9. You don’t know how to say goodbye

Beware the Just Friends kiss-hug-body-shake: If you two aren’t on the same page about how to say goodbye, you might end up doing the awkward lean-in/lean-out dance. Should you kiss him on the mouth? On the cheek? Should you kiss him at all? So many choices!

With any luck, you’ll have had a stellar date and it will be clear to both of you that you’re in the mood for some smooching. If the signs aren’t so obvious, approach with caution.

Scenario 1: You want a kiss

You’ll know that he wants to kiss if he’s smiling a lot, walking close to you, touching your hand or arm, and leaning in when he talks to you. If you’re ready to pucker up but aren’t sure if he’s interested, however, keep your body language open. Uncross your arms and linger for a few extra seconds when you’re saying goodbye, giving him the chance to make his move. Don’t make any movements towards him; let him come to you so that you don’t end up aiming for the wrong part of his face.

Scenario 2: You want to escape the canoodling

Not into him? No worries.
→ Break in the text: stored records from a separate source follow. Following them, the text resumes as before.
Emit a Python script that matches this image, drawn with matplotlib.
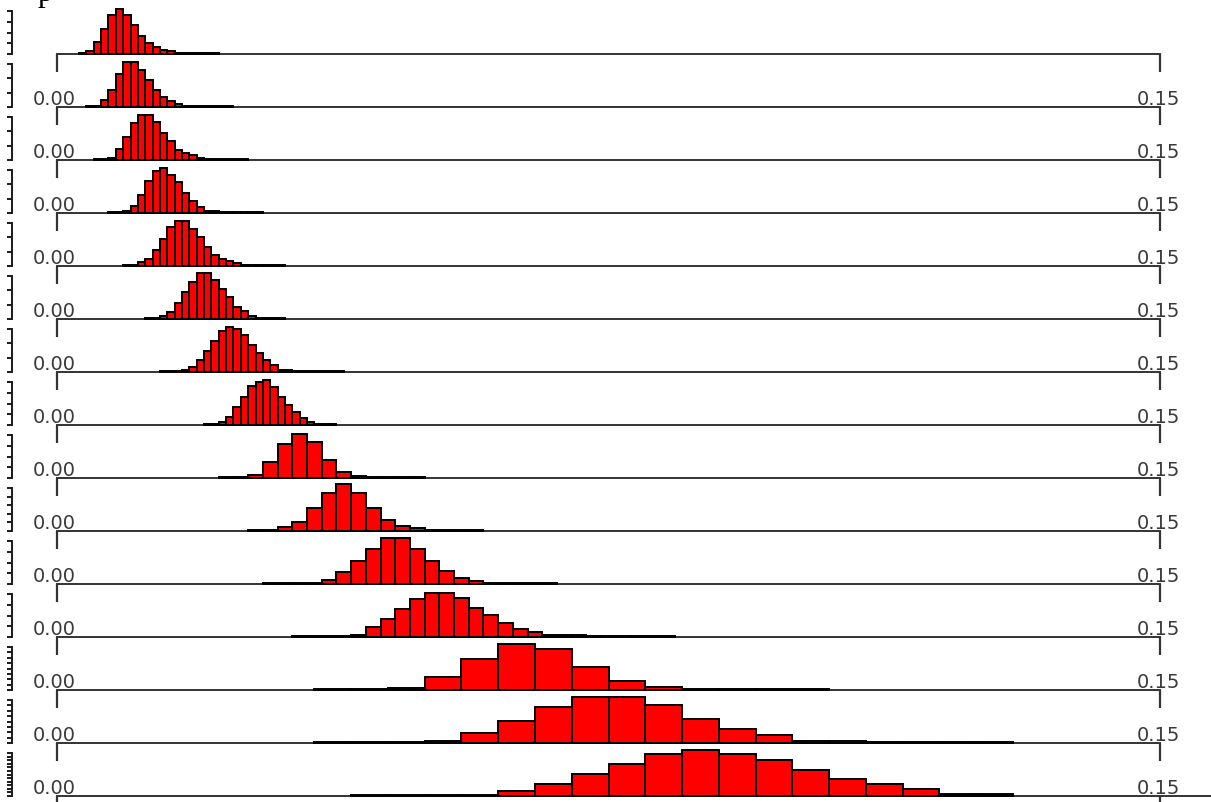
import numpy as np
import matplotlib
matplotlib.use("Agg")
import matplotlib.pyplot as plt

# %%
# figure size in pixels (saved at dpi 100)
W, H = 1211, 803

# bin widths and first bin index of every row (top to bottom)
bin_width = [0.001] * 8 + [0.002] * 4 + [0.005] * 3
first_bin = [3, 4, 5, 7, 9, 12, 14, 20, 11, 13, 14, 16, 7, 7, 8]

# bar heights per row (same scale for every row)
h01 = [1.5, 3, 12, 25, 39, 45, 39, 29, 18, 11, 7, 4, 3, 1.5, 1.2, 1.2, 1.2, 1.2, 1.2]
h02 = [1.2, 1.5, 7, 17, 33, 45, 45, 37, 27, 17, 10, 6, 3, 1.5, 1.2, 1.2, 1.2, 1.2, 1.2, 1.2]
h03 = [1.2, 1.2, 2, 11, 23, 37, 45, 45, 38, 27, 19, 10, 7, 5, 2, 1.5, 1.2, 1.2, 1.2, 1.2, 1.2]
h04 = [1.2, 1.2, 2, 7, 18, 32, 42, 45, 38, 31, 20, 12, 6, 2, 2, 1.5, 1.2, 1.2, 1.2, 1.2, 1.2]
h05 = [1.2, 1.5, 4, 7, 16, 27, 39, 45, 45, 37, 29, 19, 11, 7, 5, 3, 1.5, 1.2, 1.2, 1.2, 1.2, 1.2]
h06 = [1.2, 1.5, 3, 7, 16, 27, 37, 46, 46, 39, 30, 22, 12, 8, 3, 1.5, 1.2, 1.2, 1.2]
h07 = [1.2, 1.2, 1.5, 2, 5, 12, 21, 31, 41, 45, 43, 37, 27, 19, 12, 7, 2, 2,
       1.5, 1.2, 1.2, 1.2, 1.2, 1.2, 1.2]
h08 = [1.2, 1.5, 3, 8, 18, 28, 39, 43, 45, 38, 28, 20, 13, 7, 3, 1.5, 1.2, 1.2]
h09 = [1.2, 1.5, 3, 16, 34, 44, 36, 18, 6, 2, 1.5, 1.2, 1.2, 1.2]
h10 = [1.2, 1.5, 4, 9, 23, 38, 47, 38, 23, 11, 5, 3, 1.5, 1.2, 1.2, 1.2]
h11 = [1.2, 1.2, 1.2, 1.5, 4, 12, 23, 35, 46, 46, 35, 23, 13, 6, 3, 1.5, 1.2, 1.2, 1.2, 1.2]
h12 = [1.2, 1.2, 1.2, 1.5, 2, 10, 18, 28, 38, 44, 44, 39, 29, 22, 14, 8, 5, 2,
       2, 2, 1.2, 1.2, 1.2, 1.2, 1.2, 1.2]
h13 = [1.2, 1.2, 2, 13, 31, 46, 41, 23, 9, 3, 1.2, 1.2, 1.2, 1.2]
h14 = [1.2, 1.2, 1.2, 2.5, 10, 22, 36, 46, 46, 38, 24, 14, 8, 2, 2,
       1.2, 1.2, 1.2, 1.2]
h15 = [1.2, 1.2, 1.2, 1.2, 5, 12, 22, 32, 42, 46, 42, 36, 26, 17, 12, 7, 2, 2]

rows = [h01, h02, h03, h04, h05, h06, h07, h08, h09, h10, h11, h12, h13, h14, h15]

# number of small ticks on the (cropped) count axis at the left
ytick_count = [5, 4, 4, 4, 4, 4, 4, 5, 5, 6, 5, 5, 9, 9, 13]

x_labels = ["0.00", "0.15"]

# %%
x0_px, x1_px = 57, 1160
base0, step = 55, 53
ax_w = (x1_px - x0_px) / W

fig = plt.figure(figsize=(W / 100, H / 100), dpi=100)
fig.patch.set_facecolor("white")

for i, heights in enumerate(rows):
    base = base0 + step * i
    ax = fig.add_axes([x0_px / W, (H - base) / H, ax_w, step / H])
    ax.set_xlim(0, 0.15)
    ax.set_ylim(0, step)
    ax.patch.set_visible(False)

    w = bin_width[i]
    lefts = (first_bin[i] + np.arange(len(heights))) * w
    ax.bar(lefts, heights, width=w, align="edge", color="#ff0000",
           edgecolor="black", linewidth=1.4, clip_on=False, zorder=3)

    for side in ["top", "right"]:
        ax.spines[side].set_visible(False)
    ax.spines["bottom"].set_linewidth(1.4)
    ax.spines["bottom"].set_color("#333333")
    if i == len(rows) - 1:
        # last axis line runs on to the right edge
        ax.spines["bottom"].set_bounds(0, 0.15 * (W - x0_px) / (x1_px - x0_px))

    ax.set_xticks([0, 0.15])
    ax.set_xticklabels([])
    ax.tick_params(axis="x", direction="out", length=13, width=1.6, color="#333333")

    # count axis, mostly cut off at the left edge
    top = 43
    ax.spines["left"].set_position(("axes", (12 - x0_px) / (x1_px - x0_px)))
    ax.spines["left"].set_bounds(0, top)
    ax.spines["left"].set_linewidth(1.4)
    ax.spines["left"].set_color("#1a1a1a")
    ax.set_yticks(np.linspace(0, top, ytick_count[i]))
    ax.set_yticklabels([])
    ax.tick_params(axis="y", direction="out", length=3.5, width=1.4, color="#1a1a1a")

    if i > 0:
        yb = (H - (base - 3)) / H
        fig.text(33 / W, yb, x_labels[0], ha="left", va="baseline",
                 fontsize=14, color="#3a3a3a", family="DejaVu Sans")
        fig.text(1137 / W, yb, x_labels[1], ha="left", va="baseline",
                 fontsize=14, color="#3a3a3a", family="DejaVu Sans")

# title cut off at the top of the screenshot
fig.text(38 / W, 1 - 1 / H, "p", ha="left", va="baseline", fontsize=22,
         family="Liberation Serif", color="black")

fig.savefig("out.png", dpi=100)
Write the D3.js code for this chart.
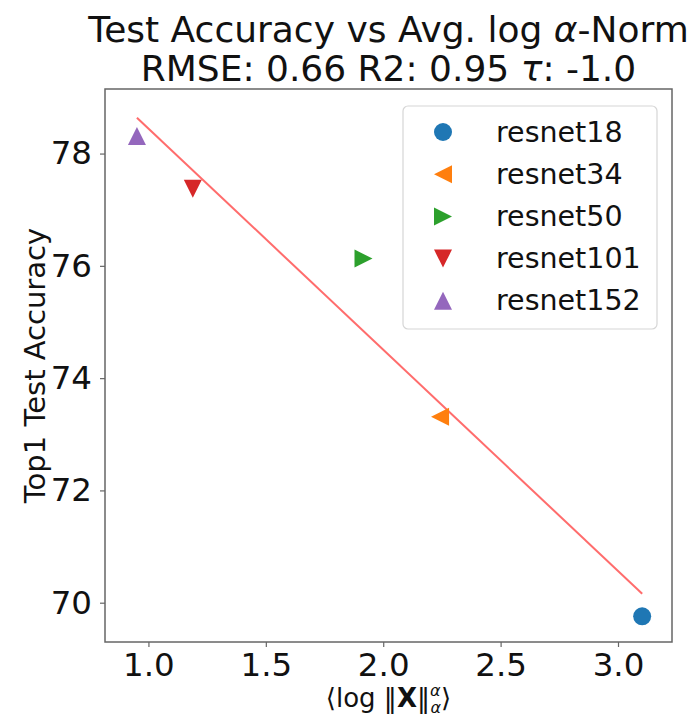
<!DOCTYPE html>
<html>
<head>
<meta charset="utf-8">
<script src="https://cdn.jsdelivr.net/npm/d3@7"></script>
<style>
  html, body { margin: 0; padding: 0; background: #fff; }
  svg { display: block; font-family: "DejaVu Sans", sans-serif; }
</style>
</head>
<body>
<svg id="chart" width="696" height="720"></svg>
<script>
// Models and their measurements
const models = ["resnet18", "resnet34", "resnet50", "resnet101", "resnet152"];
const logAlphaNorm = [3.103, 2.242, 1.916, 1.189, 0.951];
const top1Accuracy = [69.758, 73.314, 76.130, 77.374, 78.312];
const markerShapes = ["circle", "left", "right", "down", "up"];
const colors = ["#1f77b4", "#ff7f0e", "#2ca02c", "#d62728", "#9467bd"];

// Axes
const xTicks = [1.0, 1.5, 2.0, 2.5, 3.0];
const yTicks = [70, 72, 74, 76, 78];
const xDomain = [0.815, 3.23];
const yDomain = [69.3, 79.15];

const titleLines = ["Test Accuracy vs Avg. log α-Norm", "RMSE: 0.66 R2: 0.95 τ: -1.0"];

const svg = d3.select("#chart");
const frame = { left: 105, right: 672, top: 89, bottom: 642 };

const x = d3.scaleLinear().domain(xDomain).range([frame.left, frame.right]);
const y = d3.scaleLinear().domain(yDomain).range([frame.bottom, frame.top]);

// Least-squares fit through the points
const n = models.length;
const mx = d3.mean(logAlphaNorm), my = d3.mean(top1Accuracy);
let sxy = 0, sxx = 0;
for (let i = 0; i < n; i++) {
  sxy += (logAlphaNorm[i] - mx) * (top1Accuracy[i] - my);
  sxx += (logAlphaNorm[i] - mx) ** 2;
}
const slope = sxy / sxx, intercept = my - slope * mx;
const xExt = d3.extent(logAlphaNorm);

// Title
svg.append("g").selectAll("text").data(titleLines).join("text")
  .attr("x", (frame.left + frame.right) / 2)
  .attr("y", (d, i) => 42 + i * 39)
  .attr("text-anchor", "middle")
  .attr("font-size", 36)
  .attr("fill", "#111")
  .each(function(d) {
    const t = d3.select(this);
    // Greek letters are set in italic
    const parts = d.split(/([ατ])/);
    parts.forEach(p => {
      if (!p) return;
      const sp = t.append("tspan").text(p);
      if (p === "α" || p === "τ") sp.attr("font-style", "italic");
    });
  });

// Regression line
svg.append("line")
  .attr("x1", x(xExt[0])).attr("y1", y(intercept + slope * xExt[0]))
  .attr("x2", x(xExt[1])).attr("y2", y(intercept + slope * xExt[1]))
  .attr("stroke", "#ff3b3b").attr("stroke-opacity", 0.75).attr("stroke-width", 2);

// Marker path generator
function markerPath(shape, r) {
  if (shape === "circle") return d3.symbol(d3.symbolCircle, Math.PI * r * r)();
  const pts = {
    up:    [[0, -r], [-r, r], [r, r]],
    down:  [[0, r], [-r, -r], [r, -r]],
    left:  [[-r, 0], [r, -r], [r, r]],
    right: [[r, 0], [-r, -r], [-r, r]]
  }[shape];
  return "M" + pts.map(p => p.join(",")).join("L") + "Z";
}

// Points
svg.append("g").selectAll("path").data(models).join("path")
  .attr("transform", (d, i) => `translate(${x(logAlphaNorm[i])},${y(top1Accuracy[i])})`)
  .attr("d", (d, i) => markerPath(markerShapes[i], 9))
  .attr("fill", (d, i) => colors[i]);

// Axes
const xAxis = svg.append("g")
  .attr("transform", `translate(0,${frame.bottom})`)
  .call(d3.axisBottom(x).tickValues(xTicks).tickFormat(d3.format(".1f")).tickSize(5).tickPadding(6));
const yAxis = svg.append("g")
  .attr("transform", `translate(${frame.left},0)`)
  .call(d3.axisLeft(y).tickValues(yTicks).tickFormat(d3.format("d")).tickSize(5).tickPadding(8));
[xAxis, yAxis].forEach(g => {
  g.select(".domain").remove();
  g.selectAll("line").attr("stroke", "#666").attr("stroke-width", 1.2);
  g.selectAll("text").attr("font-size", 32.5).attr("fill", "#111")
    .attr("font-family", "DejaVu Sans, sans-serif");
});

// Frame
svg.append("rect")
  .attr("x", frame.left).attr("y", frame.top)
  .attr("width", frame.right - frame.left).attr("height", frame.bottom - frame.top)
  .attr("fill", "none").attr("stroke", "#666").attr("stroke-width", 1.5);

// Axis labels
svg.append("text")
  .attr("transform", `translate(35,${(frame.top + frame.bottom) / 2}) rotate(-90)`)
  .attr("text-anchor", "middle").attr("dominant-baseline", "central")
  .attr("font-size", 29).attr("fill", "#111")
  .text("Top1 Test Accuracy");

const xl = svg.append("text")
  .attr("x", (frame.left + frame.right) / 2).attr("y", 707)
  .attr("text-anchor", "middle").attr("font-size", 26).attr("fill", "#111");
xl.append("tspan").text("⟨log ‖");
xl.append("tspan").attr("font-weight", "bold").text("X");
xl.append("tspan").text("‖");
xl.append("tspan").attr("font-size", 16).attr("font-style", "italic").attr("dy", -11).text("α");
xl.append("tspan").attr("font-size", 16).attr("font-style", "italic").attr("dx", -10).attr("dy", 17).text("α");
xl.append("tspan").attr("dy", -6).text("⟩");

// Legend
const legend = svg.append("g");
legend.append("rect")
  .attr("x", 403).attr("y", 106).attr("width", 254).attr("height", 223)
  .attr("rx", 5).attr("fill", "#fff").attr("fill-opacity", 0.8)
  .attr("stroke", "#d6d6d6").attr("stroke-width", 1.2);
const rows = legend.selectAll("g.row").data(models).join("g")
  .attr("class", "row")
  .attr("transform", (d, i) => `translate(0,${132 + i * 42.2})`);
rows.append("path")
  .attr("transform", "translate(443,0)")
  .attr("d", (d, i) => markerPath(markerShapes[i], 9))
  .attr("fill", (d, i) => colors[i]);
rows.append("text")
  .attr("x", 496).attr("dominant-baseline", "central")
  .attr("font-size", 28.5).attr("fill", "#111")
  .text(d => d);
</script>
</body>
</html>
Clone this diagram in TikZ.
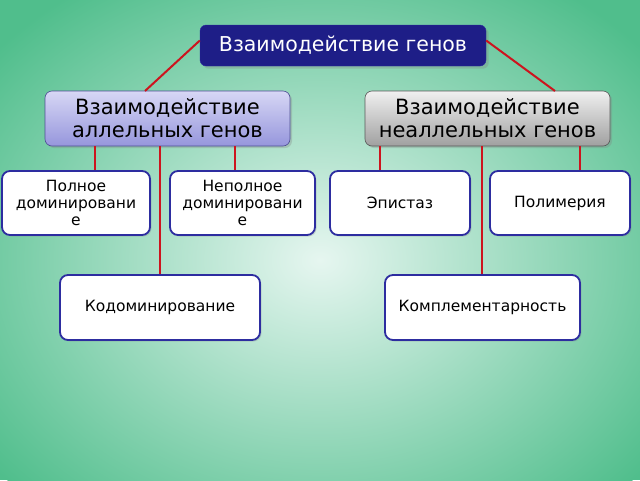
\documentclass[tikz,border=0pt]{standalone}
\usepackage{fontspec}
\setmainfont{DejaVu Sans}
\usetikzlibrary{shadows}
\definecolor{bord}{RGB}{45,45,160}
\definecolor{ln}{RGB}{205,20,30}
\definecolor{bgout}{RGB}{80,190,140}
\definecolor{bgin}{RGB}{230,246,240}
\begin{document}
\begin{tikzpicture}[x=1pt,y=-1pt,
 box/.style={draw=bord,line width=1.8pt,rounded corners=8pt,fill=white,align=center,font=\fontsize{15.5}{17}\selectfont,inner sep=0pt,drop shadow={opacity=0.25,shadow xshift=1.5pt,shadow yshift=-1.5pt}},
 mid/.style={draw=bord!60!gray,line width=0.6pt,rounded corners=7pt,align=center,font=\fontsize{21}{23}\selectfont,inner sep=0pt,drop shadow={opacity=0.3,shadow xshift=2pt,shadow yshift=-2pt}},
 con/.style={draw=ln,line width=2pt}]
\useasboundingbox (0,0) rectangle (640,480);
\fill[bgout] (0,0) rectangle (640,480);
\begin{scope}
\clip (0,0) rectangle (640,480);
\shade[inner color=bgin,outer color=bgout] (320,260) ellipse (420 and 330);
\end{scope}
\node[draw=bord,rounded corners=6pt,fill={rgb,255:red,30;green,30;blue,135},text=white,minimum width=286pt,minimum height=41pt,font=\fontsize{20.5}{22}\selectfont,drop shadow={opacity=0.3}] (top) at (343,45.5) {Взаимодействие генов};
\node[mid,top color={rgb,255:red,215;green,215;blue,245},bottom color={rgb,255:red,150;green,150;blue,220},minimum width=245pt,minimum height=55pt] (la) at (167.5,118.5) {Взаимодействие\\аллельных генов};
\node[mid,draw=gray!70!black,top color={rgb,255:red,240;green,240;blue,240},bottom color={rgb,255:red,160;green,160;blue,160},minimum width=245pt,minimum height=55pt] (ra) at (487.5,118.5) {Взаимодействие\\неаллельных генов};
\node[box,minimum width=148pt,minimum height=64pt] (pd) at (76,203) {Полное\\доминировани\\е};
\node[box,minimum width=145pt,minimum height=64pt] (nd) at (242.5,203) {Неполное\\доминировани\\е};
\node[box,minimum width=140pt,minimum height=64pt] (ep) at (400,203) {Эпистаз};
\node[box,minimum width=140pt,minimum height=64pt] (po) at (560,203) {Полимерия};
\node[box,minimum width=200pt,minimum height=65pt] (ko) at (160,307.5) {Кодоминирование};
\node[box,minimum width=195pt,minimum height=65pt] (km) at (482.5,307.5) {Комплементарность};
\draw[con] (top.west) ++(0,-5) -- (145,91);
\draw[con] (top.east) ++(0,-5) -- (555,91);
\draw[con] (la.south -| 95,0) -- (pd.north -| 95,0);
\draw[con] (la.south -| 235,0) -- (nd.north -| 235,0);
\draw[con] (la.south -| 160,0) -- (ko.north -| 160,0);
\draw[con] (ra.south -| 380,0) -- (ep.north -| 380,0);
\draw[con] (ra.south -| 580,0) -- (po.north -| 580,0);
\draw[con] (ra.south -| 482,0) -- (km.north -| 482,0);
\end{tikzpicture}
\end{document}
Keep your body language closed by crossing your arms as you’re saying goodbye, or, as Lindstrom advises, reach for a handshake. Nothing says, “This isn’t going to work out” quite like a cold handshake before a quick exit!

If he’s a total creep and you realize it from the get-go, Lindstrom advises closed body language at the start. “Immediately keep things on a friend level. Don't offer up deep conversation,” he says. “Use closed off body language that sends a message that you are not into him.” Not every date is a winner, but give yourself props for giving the guy a chance!

Whatever you do on your first date, just remember to have fun! With these major rules in mind, you’ll avoid the worst of the first date disasters–and manage to land on your feet if you do face a conundrum over coffee.